Nel 2020 ancora Joseph Stiglitz, insieme a Thomas Piketty, chiese una tassa patrimoniale negli Stati Uniti, sostenendo che una wealth tax moderata sarebbe stata efficace per ridurre le disuguaglianze ed incrementare le entrate fiscali. Tre anni dopo, nel 2023, con la European Citizens’ Initiative Zucman, Stiglitz e oltre 100 europarlamentari proposero una tassazione annuale permanente sui patrimoni più alti nell'Ue. Quello stesso anno, in una lettera al G20, oltre 300 firme – tra cui Abigail Disney, Bernie Sanders, Piketty – sollecitarono un accordo globale a favore di una tassazione patrimoniale per contrastare l’accumulo estremo di ricchezza.
Anche Spagna e Brasile hanno presentato all’Onu un’iniziativa congiunta per una tassa globale sui super-ricchi.
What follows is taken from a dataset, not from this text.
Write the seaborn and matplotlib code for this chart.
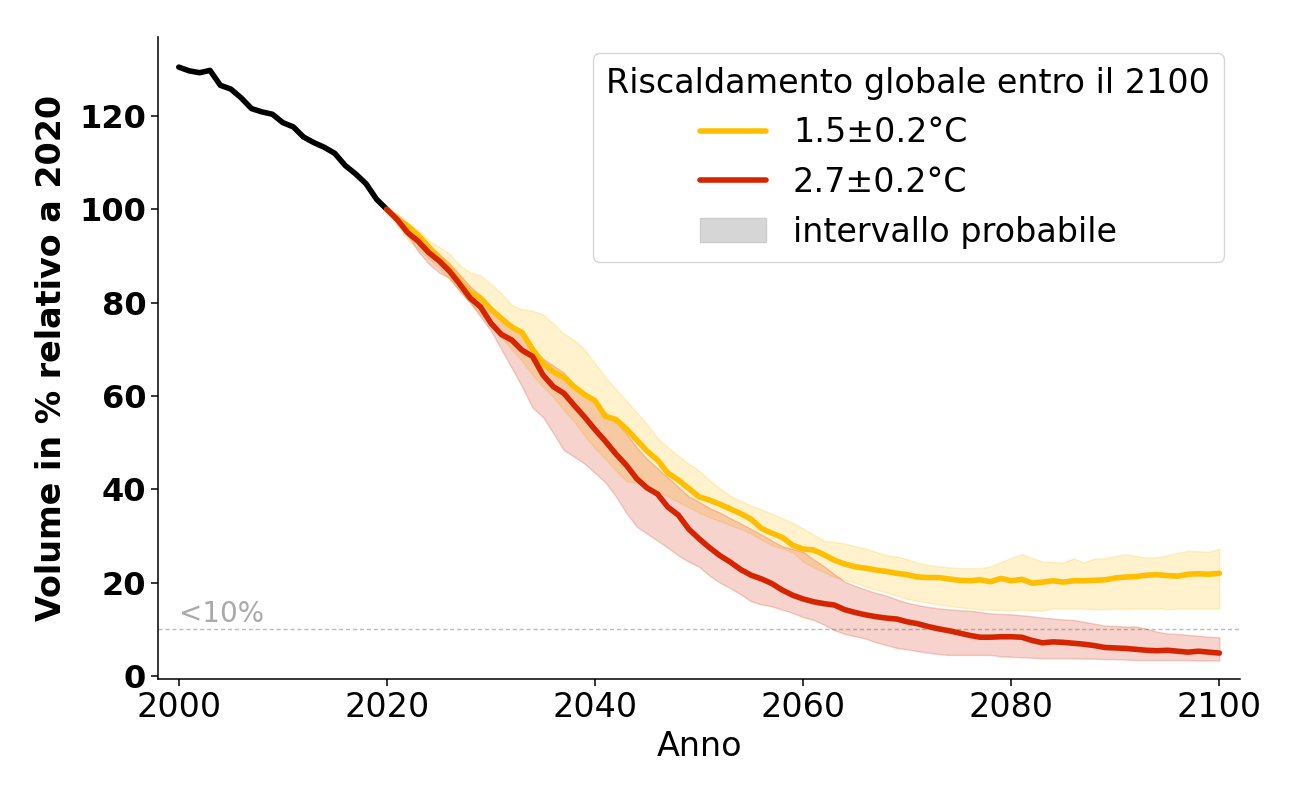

Durante la Conferenza internazionale sul finanziamento dello sviluppo a Siviglia, i due Paesi hanno lanciato un messaggio chiaro: “Se non si interviene, l’estrema disuguaglianza continuerà ad aumentare, minando crescita, sostenibilità e fiducia nella democrazia”.
Non è una rivoluzione
“Una tassa patrimoniale minima non è una rivoluzione, è il minimo sindacale”, insiste l’appello dei Nobel. E la Francia, in crisi di coesione e con bilanci sempre più sotto pressione, ha oggi l’occasione storica di aprire la strada. Non serve attendere riforme globali per iniziare: ogni Paese può scegliere la strada della giustizia fiscale e contribuire a invertire la rotta.